Lessons from the instrument design

This study taught a lot of important lessons to the researcher. The pilot exercise taught the researcher about some limitations with the printed evaluation survey questionnaire. If the evaluation questionnaire had been in an electronic form, it would have been difficult for a student to steal a colleague's assessment form and photocopy it for the teacher being evaluated. This also gives an indication that even in areas where Information and Communication Technology is least developed to facilitate electronic use of an evaluation survey questionnaire, measures should be put in place to ensure that respondents will be assured of sufficient confidentiality when they are involved in evaluation, especially in societies where evaluation is a relatively new process. The stakeholder brainstorming workshops also presented a range of insights on the stakeholders’ perspectives of quality. It was exciting to see employers of polytechnic graduates debating with teachers and administrators of the polytechnic on what should be the focus of the quality of the academic programmes of the polytechnic. Overall, the teachers sounded more academic in their presentations, whilst the employers concentrated on more practical ‘on the job’ issues. The issue of evaluation standards stimulated some interesting arguments from the different stakeholders, but the important lesson to be learnt on setting evaluation standards in polytechnic education is that employers' and students' views should be paramount, because they were able to convincingly argue that they were the end users of the academic programmes. Another lesson learnt was the limitation associated with asking students to debate with their teachers in cultures where there is such a high degree of ‘power distance’. The researcher's experience with evaluation in tertiary education before the study had been in Western Europe where, as a student, he was selected together with other students, lecturers and administrators to assess the quality of the academic programme.
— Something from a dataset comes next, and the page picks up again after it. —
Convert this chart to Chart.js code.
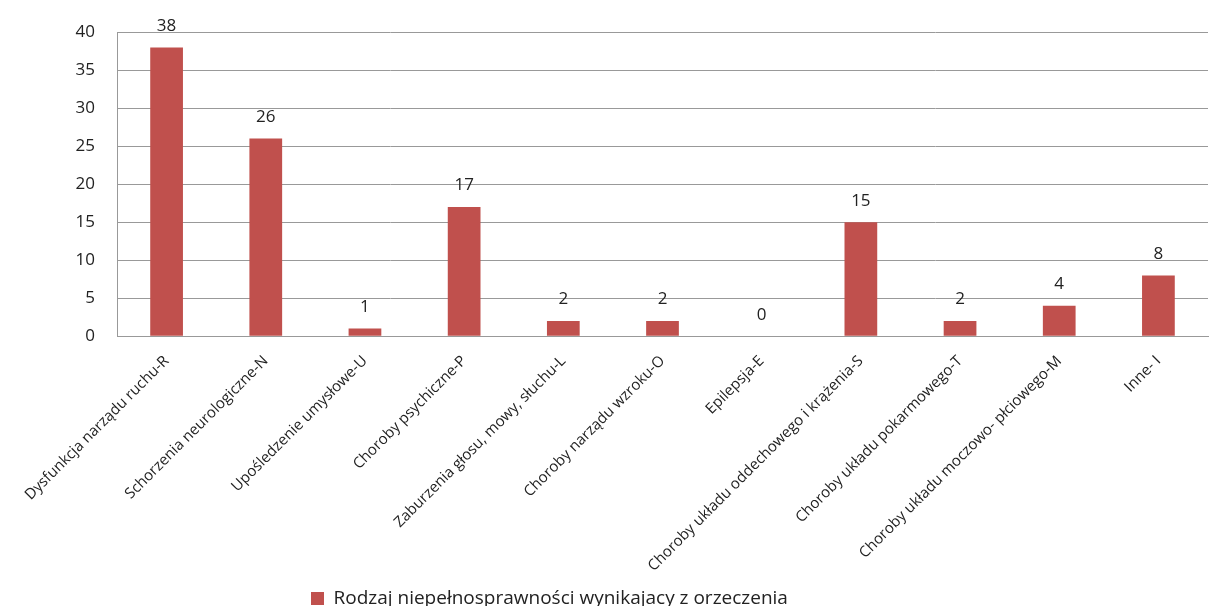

Unlike in Western Europe, where students could easily debate with their lecturers without any feeling of intimidation, the situation was different at the polytechnic where this study was conducted because of culture specificity. students' contributions through debating their teachers and administrators were seriously affected by the culture of the area.

An important lesson from this study, which designers of evaluation instruments should not ignore, is the involvement of all relevant stakeholders. The commitment exhibited by stakeholders during the pilot exercise showed the degree of ownership of the instrument by all the stakeholders who were involved in the design. Even though some challenges were encountered during the pilot exercise, stakeholder commitment to the exercise was definitely not one of them. This was an indication that involvement of all relevant stakeholders in the design of evaluation instruments is key to the success of their implementation.

Conclusions

The study concludes that successful evaluation of academic programmes of polytechnics in Ghana has the potential to improve stakeholders’ images of polytechnic education. The stakeholders who participated in this evaluation process expressed their satisfaction with the concept. It was realised that evaluation could improve stakeholder support for programmes of the polytechnic, which is one of the drivers for moving polytechnic education forward in Ghana. Evaluation could also strengthen the collaboration between the polytechnic and industry, if industry is involved in the evaluation process. The pilot exercise produced a very incisive feedback on the academic programmes of the polytechnic from the employers of polytechnic graduates. The concept has really broadened the polytechnic's perspective of quality and what it should do to satisfy its stakeholders. It is expected that other polytechnics in Ghana will adopt the concept of self-evaluation of academic programmes to improve on their quality.